Figure scripts
-- Begin --

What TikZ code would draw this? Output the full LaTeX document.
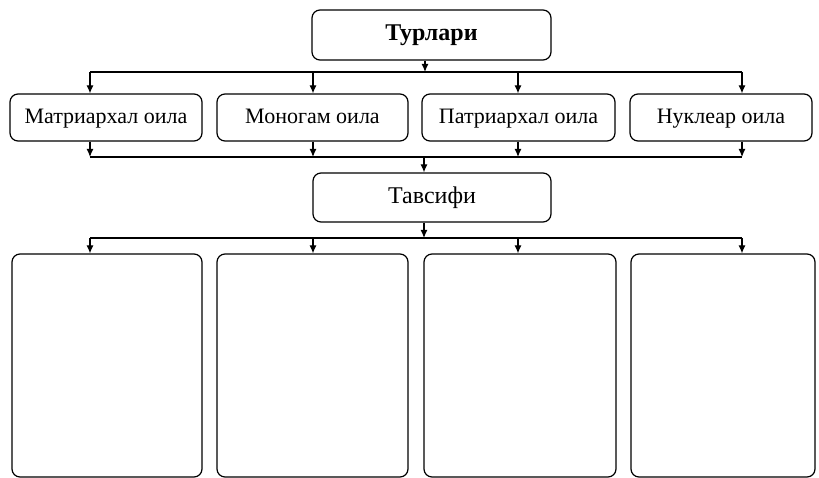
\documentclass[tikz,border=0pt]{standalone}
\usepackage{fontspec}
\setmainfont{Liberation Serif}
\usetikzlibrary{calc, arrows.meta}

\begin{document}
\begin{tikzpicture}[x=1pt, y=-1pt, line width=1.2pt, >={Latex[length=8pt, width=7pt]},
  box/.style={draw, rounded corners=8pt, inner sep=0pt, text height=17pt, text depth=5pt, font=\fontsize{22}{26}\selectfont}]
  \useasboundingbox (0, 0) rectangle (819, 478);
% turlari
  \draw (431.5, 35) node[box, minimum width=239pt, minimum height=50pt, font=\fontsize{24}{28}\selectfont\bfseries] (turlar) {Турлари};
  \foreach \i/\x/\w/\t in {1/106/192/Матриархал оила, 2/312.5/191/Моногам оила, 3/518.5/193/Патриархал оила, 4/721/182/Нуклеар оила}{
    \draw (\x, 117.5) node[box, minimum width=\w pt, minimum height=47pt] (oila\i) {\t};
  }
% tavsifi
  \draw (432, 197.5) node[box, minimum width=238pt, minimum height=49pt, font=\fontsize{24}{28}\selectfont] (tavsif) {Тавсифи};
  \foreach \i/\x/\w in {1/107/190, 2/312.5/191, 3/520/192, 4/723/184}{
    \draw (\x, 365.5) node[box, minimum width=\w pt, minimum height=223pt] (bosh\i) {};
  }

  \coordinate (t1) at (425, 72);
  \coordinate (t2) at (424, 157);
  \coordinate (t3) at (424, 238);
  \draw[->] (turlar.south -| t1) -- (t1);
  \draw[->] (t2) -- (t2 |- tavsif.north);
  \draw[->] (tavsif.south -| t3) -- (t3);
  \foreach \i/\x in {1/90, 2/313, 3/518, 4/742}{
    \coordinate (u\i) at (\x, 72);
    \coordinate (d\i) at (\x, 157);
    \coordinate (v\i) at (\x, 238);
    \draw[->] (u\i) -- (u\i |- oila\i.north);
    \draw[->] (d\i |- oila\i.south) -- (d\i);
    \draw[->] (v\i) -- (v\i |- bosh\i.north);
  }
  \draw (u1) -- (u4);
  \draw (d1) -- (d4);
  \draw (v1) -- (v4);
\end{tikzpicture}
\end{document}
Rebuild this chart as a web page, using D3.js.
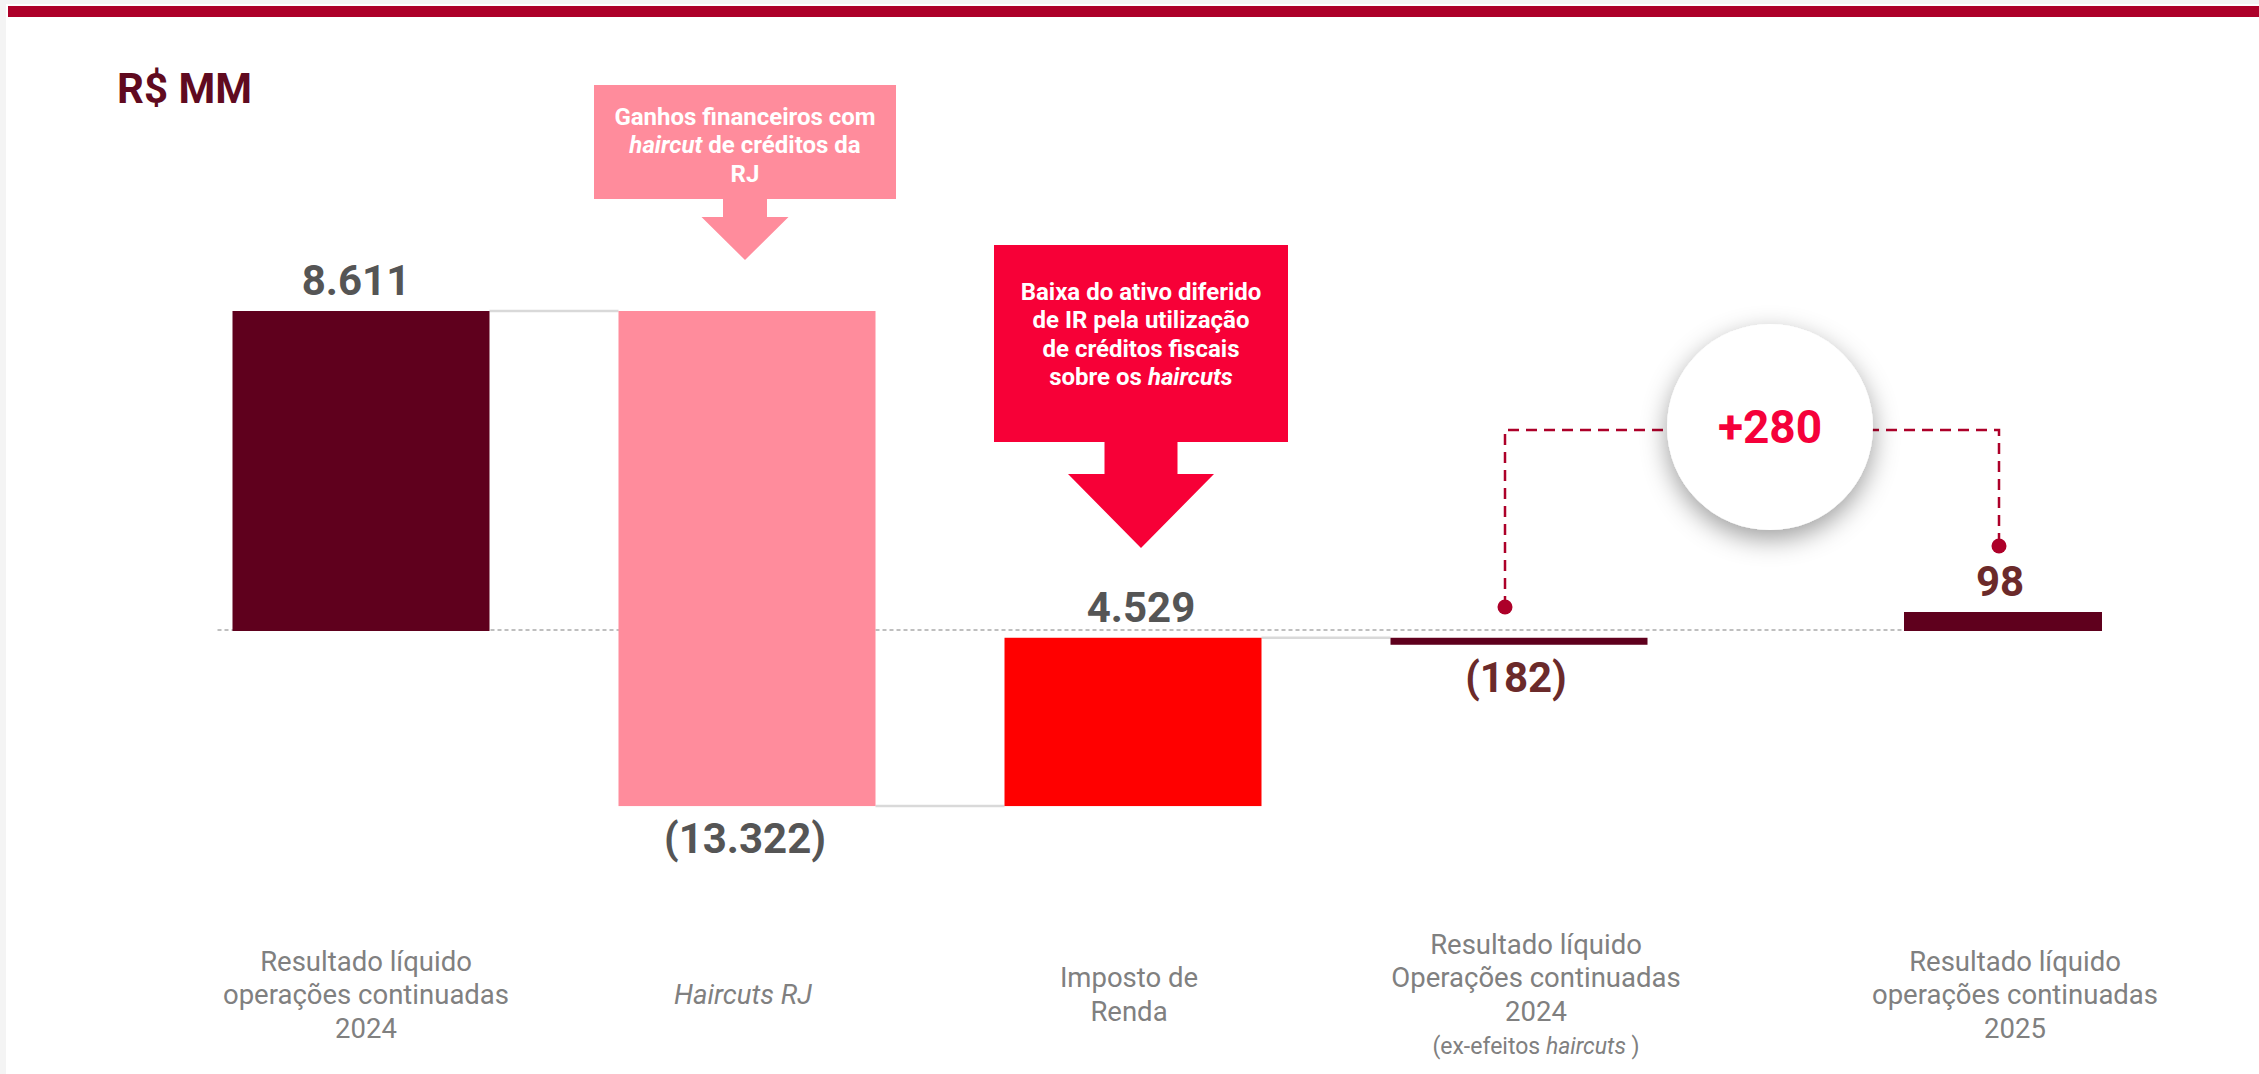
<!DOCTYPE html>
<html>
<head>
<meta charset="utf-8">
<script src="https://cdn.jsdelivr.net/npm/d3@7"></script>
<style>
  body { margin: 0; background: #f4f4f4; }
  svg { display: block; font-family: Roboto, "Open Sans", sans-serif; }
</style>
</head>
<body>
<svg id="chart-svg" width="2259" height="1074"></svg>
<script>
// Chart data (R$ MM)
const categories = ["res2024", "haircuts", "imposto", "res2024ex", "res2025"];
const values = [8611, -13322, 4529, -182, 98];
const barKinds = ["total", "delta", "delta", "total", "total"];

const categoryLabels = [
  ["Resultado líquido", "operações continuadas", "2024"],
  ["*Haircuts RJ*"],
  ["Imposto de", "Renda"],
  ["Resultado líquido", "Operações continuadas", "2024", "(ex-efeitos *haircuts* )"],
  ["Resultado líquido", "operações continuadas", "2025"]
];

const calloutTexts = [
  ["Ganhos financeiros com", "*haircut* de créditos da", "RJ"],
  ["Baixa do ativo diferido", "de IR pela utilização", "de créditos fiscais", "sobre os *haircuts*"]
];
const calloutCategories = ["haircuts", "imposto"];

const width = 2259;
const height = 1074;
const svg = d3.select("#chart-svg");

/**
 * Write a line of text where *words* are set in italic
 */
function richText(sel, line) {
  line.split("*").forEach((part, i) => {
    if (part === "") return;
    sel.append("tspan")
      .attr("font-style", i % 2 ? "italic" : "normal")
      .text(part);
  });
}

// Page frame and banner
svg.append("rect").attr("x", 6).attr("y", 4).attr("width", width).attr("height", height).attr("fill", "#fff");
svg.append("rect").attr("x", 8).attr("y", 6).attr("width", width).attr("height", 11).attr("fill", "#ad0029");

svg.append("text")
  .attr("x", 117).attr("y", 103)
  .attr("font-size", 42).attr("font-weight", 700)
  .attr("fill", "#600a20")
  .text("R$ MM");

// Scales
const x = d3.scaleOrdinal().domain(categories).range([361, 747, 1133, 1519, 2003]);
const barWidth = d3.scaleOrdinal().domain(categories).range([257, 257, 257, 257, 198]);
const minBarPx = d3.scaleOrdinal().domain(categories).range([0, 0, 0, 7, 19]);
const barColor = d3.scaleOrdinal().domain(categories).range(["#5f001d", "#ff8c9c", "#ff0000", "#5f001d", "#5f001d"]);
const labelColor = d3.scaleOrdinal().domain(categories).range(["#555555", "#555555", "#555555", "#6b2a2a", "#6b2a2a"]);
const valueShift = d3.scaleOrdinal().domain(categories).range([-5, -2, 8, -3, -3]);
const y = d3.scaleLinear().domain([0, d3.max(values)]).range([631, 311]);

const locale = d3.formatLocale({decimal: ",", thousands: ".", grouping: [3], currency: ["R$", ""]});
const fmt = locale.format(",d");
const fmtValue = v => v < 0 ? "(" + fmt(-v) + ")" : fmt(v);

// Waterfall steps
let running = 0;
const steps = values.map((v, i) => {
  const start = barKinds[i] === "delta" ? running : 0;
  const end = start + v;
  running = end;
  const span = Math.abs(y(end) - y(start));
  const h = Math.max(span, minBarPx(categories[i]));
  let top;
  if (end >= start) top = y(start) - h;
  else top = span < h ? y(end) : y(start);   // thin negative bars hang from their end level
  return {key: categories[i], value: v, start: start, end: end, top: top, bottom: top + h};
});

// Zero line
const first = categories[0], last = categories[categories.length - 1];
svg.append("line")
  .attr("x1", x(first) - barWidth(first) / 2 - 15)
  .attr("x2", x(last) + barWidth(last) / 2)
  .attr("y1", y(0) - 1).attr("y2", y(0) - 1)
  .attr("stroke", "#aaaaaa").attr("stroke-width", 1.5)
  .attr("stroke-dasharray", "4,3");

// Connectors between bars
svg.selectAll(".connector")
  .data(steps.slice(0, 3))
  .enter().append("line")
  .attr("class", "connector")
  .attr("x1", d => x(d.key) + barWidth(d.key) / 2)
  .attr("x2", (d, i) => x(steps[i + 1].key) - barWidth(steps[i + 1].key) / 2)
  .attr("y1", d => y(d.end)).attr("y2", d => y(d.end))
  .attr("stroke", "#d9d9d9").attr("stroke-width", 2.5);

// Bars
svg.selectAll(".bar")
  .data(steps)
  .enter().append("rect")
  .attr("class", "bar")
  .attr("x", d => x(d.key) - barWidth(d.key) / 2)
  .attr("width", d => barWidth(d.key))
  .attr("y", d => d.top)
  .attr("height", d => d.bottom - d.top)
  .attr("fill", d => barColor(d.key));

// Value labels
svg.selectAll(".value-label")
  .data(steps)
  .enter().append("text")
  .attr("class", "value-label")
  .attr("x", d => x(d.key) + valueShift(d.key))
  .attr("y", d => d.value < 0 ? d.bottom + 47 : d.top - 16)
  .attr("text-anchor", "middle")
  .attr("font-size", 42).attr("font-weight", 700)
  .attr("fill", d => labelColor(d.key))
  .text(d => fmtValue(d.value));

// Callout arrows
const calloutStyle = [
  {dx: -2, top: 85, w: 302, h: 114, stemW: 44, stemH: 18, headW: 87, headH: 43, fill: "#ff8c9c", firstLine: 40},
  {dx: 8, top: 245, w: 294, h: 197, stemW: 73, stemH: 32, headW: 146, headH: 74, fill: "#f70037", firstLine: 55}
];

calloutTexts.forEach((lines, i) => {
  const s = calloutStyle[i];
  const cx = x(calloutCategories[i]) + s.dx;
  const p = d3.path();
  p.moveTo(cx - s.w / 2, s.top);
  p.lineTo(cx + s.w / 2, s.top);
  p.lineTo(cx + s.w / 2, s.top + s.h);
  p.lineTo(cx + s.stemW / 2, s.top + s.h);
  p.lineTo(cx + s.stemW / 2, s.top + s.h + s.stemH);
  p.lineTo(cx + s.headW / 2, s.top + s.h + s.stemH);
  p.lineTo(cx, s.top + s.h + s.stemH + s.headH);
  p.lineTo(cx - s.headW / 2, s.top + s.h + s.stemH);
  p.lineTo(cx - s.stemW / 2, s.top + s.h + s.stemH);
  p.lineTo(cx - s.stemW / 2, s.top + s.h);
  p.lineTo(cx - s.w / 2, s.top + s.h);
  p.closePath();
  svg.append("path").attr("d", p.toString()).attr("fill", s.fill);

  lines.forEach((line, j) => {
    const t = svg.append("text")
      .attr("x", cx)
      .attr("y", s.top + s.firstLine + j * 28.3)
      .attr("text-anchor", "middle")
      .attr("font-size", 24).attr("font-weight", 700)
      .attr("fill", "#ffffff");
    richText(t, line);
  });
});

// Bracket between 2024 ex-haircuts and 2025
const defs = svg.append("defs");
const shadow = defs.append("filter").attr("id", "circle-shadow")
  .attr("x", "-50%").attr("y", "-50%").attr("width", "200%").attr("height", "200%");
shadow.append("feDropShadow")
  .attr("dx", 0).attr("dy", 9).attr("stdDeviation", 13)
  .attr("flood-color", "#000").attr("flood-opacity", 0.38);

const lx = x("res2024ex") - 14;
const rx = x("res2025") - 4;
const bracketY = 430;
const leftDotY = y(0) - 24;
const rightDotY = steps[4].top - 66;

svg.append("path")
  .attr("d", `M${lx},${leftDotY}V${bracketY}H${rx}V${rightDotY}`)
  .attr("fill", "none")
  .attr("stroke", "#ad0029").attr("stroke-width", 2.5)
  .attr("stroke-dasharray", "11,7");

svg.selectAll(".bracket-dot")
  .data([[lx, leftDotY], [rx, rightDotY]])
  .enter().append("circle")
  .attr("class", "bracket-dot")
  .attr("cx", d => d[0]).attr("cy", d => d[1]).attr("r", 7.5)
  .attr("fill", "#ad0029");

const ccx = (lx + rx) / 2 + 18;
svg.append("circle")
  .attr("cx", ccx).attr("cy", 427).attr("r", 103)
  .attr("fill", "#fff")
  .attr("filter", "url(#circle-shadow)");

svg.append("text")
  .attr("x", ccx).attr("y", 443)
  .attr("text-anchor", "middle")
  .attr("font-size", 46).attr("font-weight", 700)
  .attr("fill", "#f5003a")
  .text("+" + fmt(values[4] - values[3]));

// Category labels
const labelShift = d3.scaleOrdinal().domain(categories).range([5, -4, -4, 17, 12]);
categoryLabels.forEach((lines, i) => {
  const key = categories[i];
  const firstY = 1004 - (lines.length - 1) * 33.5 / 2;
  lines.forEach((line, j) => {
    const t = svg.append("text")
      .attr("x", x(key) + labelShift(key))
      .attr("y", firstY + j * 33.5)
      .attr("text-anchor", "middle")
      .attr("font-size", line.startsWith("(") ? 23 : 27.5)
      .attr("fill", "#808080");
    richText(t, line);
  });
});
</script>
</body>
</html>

-- End --

- TASK REQUIREMENTS: Where a line of the entries contains the word "this", copy that line.

- RESULT:
What TikZ code would draw this? Output the full LaTeX document.
Rebuild this chart as a web page, using D3.js.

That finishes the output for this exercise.